Information shown
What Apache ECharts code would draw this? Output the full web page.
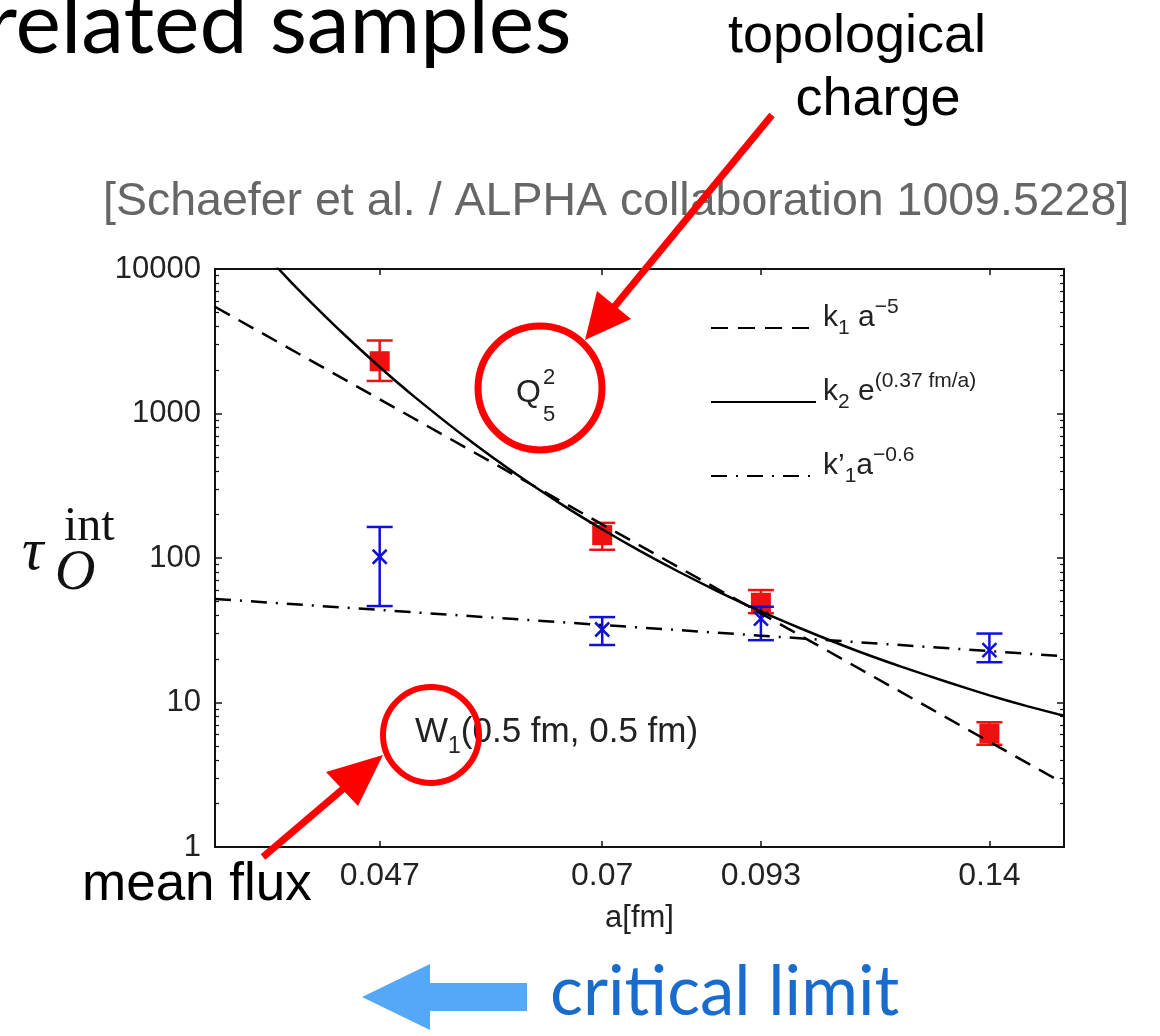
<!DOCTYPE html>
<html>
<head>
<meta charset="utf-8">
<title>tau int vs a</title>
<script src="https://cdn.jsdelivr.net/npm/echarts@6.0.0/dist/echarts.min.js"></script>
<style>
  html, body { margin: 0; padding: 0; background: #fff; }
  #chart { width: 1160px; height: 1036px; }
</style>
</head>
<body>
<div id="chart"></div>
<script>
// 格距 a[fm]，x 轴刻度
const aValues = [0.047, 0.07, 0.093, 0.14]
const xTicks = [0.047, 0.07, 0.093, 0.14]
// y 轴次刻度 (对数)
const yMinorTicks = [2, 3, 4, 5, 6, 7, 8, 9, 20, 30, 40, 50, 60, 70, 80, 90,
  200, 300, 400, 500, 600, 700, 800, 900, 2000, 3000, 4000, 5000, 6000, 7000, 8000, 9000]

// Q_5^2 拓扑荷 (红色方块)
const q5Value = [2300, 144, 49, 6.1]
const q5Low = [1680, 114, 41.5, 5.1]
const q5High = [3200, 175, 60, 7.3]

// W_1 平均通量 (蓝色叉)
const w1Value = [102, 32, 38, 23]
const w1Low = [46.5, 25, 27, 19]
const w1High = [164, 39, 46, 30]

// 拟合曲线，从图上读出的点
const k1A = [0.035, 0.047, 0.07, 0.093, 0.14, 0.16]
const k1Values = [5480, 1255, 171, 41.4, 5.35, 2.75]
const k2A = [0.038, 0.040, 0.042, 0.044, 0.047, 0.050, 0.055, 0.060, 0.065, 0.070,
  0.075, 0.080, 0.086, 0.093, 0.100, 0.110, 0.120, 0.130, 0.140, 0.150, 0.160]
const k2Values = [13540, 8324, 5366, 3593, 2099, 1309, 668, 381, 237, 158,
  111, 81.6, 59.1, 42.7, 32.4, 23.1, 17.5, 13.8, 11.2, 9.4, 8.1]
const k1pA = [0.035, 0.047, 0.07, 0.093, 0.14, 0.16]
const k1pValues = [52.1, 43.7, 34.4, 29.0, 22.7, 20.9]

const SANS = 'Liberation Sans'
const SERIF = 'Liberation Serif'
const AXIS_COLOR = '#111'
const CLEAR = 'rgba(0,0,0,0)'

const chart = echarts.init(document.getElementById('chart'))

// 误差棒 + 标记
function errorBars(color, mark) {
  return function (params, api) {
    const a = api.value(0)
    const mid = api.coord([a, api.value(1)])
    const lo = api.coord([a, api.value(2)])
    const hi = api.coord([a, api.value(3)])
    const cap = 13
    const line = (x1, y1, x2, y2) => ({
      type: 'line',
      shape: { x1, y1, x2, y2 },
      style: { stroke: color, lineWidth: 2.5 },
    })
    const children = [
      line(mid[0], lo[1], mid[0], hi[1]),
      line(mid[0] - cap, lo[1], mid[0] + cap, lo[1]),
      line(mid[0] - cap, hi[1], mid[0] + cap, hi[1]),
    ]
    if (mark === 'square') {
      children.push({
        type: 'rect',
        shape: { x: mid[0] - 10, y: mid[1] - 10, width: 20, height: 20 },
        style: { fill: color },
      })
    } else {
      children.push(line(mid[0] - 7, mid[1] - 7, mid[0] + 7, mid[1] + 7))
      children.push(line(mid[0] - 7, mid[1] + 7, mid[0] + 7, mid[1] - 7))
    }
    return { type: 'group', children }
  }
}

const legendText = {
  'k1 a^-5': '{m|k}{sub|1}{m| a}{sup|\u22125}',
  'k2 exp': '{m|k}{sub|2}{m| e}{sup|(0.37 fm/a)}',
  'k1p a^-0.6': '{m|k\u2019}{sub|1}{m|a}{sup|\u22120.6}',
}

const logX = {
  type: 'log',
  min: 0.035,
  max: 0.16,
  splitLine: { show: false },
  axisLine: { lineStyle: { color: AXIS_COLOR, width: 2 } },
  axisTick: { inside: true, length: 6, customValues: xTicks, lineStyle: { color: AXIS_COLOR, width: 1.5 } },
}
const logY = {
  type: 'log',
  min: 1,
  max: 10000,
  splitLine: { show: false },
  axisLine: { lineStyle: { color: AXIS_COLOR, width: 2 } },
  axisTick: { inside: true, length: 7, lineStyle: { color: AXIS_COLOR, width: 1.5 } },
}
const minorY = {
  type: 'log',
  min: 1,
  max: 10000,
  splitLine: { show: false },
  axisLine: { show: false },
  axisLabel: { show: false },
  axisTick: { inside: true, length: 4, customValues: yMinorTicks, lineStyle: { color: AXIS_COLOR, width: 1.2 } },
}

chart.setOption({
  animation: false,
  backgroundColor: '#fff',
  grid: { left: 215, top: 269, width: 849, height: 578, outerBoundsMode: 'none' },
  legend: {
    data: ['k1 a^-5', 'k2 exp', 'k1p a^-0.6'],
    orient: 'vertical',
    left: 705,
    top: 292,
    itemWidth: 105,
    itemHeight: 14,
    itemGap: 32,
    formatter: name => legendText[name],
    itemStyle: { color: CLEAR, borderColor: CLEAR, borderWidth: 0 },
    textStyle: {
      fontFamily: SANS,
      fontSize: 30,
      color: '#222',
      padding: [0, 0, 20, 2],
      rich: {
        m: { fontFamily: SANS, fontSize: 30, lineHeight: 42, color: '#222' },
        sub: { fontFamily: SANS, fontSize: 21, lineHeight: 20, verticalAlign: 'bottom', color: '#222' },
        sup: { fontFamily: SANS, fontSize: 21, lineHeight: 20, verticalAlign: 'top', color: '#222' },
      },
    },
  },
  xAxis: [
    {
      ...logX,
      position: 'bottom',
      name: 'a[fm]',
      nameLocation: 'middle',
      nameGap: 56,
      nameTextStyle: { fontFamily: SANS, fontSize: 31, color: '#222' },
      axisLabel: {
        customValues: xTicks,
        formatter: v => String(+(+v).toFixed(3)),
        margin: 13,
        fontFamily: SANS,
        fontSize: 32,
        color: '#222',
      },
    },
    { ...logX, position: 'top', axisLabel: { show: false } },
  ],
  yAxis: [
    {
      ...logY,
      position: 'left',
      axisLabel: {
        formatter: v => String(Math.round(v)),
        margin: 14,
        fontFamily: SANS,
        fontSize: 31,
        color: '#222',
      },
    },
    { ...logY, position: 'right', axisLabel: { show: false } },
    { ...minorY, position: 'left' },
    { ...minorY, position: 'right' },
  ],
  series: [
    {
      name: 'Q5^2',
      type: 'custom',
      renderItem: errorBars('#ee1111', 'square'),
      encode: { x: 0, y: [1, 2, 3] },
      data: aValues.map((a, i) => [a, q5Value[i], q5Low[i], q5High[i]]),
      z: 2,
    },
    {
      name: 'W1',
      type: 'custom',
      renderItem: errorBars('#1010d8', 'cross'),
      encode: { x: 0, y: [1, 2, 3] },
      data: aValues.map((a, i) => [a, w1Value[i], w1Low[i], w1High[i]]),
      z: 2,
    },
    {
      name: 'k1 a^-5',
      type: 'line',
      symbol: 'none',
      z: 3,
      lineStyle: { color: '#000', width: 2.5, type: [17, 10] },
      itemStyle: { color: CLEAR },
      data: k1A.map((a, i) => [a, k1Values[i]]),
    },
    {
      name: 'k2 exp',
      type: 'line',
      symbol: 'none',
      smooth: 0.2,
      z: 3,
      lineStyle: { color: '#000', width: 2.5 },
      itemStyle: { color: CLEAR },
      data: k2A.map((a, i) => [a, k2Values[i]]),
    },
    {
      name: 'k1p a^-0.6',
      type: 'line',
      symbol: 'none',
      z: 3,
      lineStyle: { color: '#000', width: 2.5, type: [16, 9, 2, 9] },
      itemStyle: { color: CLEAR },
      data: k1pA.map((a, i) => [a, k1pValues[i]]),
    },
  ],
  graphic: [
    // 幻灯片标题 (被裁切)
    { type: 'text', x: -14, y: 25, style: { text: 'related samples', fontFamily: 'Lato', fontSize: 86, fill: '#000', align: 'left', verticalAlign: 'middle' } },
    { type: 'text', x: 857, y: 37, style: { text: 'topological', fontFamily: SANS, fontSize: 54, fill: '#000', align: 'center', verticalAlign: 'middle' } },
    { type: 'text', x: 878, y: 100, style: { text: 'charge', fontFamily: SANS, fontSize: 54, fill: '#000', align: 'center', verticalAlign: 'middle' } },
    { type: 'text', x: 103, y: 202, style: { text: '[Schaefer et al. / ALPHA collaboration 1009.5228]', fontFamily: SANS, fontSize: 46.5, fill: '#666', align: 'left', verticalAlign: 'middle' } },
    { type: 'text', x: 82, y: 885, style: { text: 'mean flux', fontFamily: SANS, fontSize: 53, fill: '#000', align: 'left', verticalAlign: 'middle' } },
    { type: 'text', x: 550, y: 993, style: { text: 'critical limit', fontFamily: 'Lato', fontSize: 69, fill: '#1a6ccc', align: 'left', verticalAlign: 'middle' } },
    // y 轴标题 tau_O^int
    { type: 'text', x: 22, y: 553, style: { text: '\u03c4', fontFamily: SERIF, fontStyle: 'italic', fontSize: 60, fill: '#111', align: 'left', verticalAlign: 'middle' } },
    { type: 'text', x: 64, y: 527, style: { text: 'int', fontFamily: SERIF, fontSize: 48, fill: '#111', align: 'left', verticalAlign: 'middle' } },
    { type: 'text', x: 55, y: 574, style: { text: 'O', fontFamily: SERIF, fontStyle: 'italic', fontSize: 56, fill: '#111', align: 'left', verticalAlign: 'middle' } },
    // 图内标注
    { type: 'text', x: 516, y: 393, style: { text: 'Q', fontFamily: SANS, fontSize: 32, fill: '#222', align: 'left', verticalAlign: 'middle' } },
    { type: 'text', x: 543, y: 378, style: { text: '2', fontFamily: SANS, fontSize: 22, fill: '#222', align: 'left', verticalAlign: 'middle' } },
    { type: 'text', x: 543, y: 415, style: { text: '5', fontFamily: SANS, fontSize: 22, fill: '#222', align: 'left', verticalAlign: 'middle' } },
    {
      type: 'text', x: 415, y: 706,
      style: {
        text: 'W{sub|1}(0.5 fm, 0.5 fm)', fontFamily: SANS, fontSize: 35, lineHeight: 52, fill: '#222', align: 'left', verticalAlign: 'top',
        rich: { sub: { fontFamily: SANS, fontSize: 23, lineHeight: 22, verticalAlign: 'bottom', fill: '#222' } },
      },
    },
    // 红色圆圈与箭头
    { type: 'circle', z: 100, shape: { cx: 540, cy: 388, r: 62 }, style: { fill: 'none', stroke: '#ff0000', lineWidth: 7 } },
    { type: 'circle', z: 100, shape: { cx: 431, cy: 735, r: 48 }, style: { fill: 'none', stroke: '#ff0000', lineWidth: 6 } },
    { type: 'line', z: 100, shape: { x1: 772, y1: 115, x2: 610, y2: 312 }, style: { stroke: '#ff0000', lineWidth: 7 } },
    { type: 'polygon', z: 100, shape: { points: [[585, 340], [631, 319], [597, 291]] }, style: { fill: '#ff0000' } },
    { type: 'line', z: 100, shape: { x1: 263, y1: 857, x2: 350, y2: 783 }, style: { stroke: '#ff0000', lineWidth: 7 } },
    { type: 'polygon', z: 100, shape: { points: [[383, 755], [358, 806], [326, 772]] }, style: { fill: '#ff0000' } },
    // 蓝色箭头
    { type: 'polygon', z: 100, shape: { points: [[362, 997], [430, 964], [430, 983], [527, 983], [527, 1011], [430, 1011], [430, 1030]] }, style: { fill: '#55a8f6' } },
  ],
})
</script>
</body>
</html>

Exercise directions
Exactly restate the lines from the beginning of the data through the line with "const w1High = [164, 39, 46, 30]", and no others, keeping pictures out.

Answer to the problem
What Apache ECharts code would draw this? Output the full web page.
<!DOCTYPE html>
<html>
<head>
<meta charset="utf-8">
<title>tau int vs a</title>
<script src="https://cdn.jsdelivr.net/npm/echarts@6.0.0/dist/echarts.min.js"></script>
<style>
  html, body { margin: 0; padding: 0; background: #fff; }
  #chart { width: 1160px; height: 1036px; }
</style>
</head>
<body>
<div id="chart"></div>
<script>
// 格距 a[fm]，x 轴刻度
const aValues = [0.047, 0.07, 0.093, 0.14]
const xTicks = [0.047, 0.07, 0.093, 0.14]
// y 轴次刻度 (对数)
const yMinorTicks = [2, 3, 4, 5, 6, 7, 8, 9, 20, 30, 40, 50, 60, 70, 80, 90,
  200, 300, 400, 500, 600, 700, 800, 900, 2000, 3000, 4000, 5000, 6000, 7000, 8000, 9000]

// Q_5^2 拓扑荷 (红色方块)
const q5Value = [2300, 144, 49, 6.1]
const q5Low = [1680, 114, 41.5, 5.1]
const q5High = [3200, 175, 60, 7.3]

// W_1 平均通量 (蓝色叉)
const w1Value = [102, 32, 38, 23]
const w1Low = [46.5, 25, 27, 19]
const w1High = [164, 39, 46, 30]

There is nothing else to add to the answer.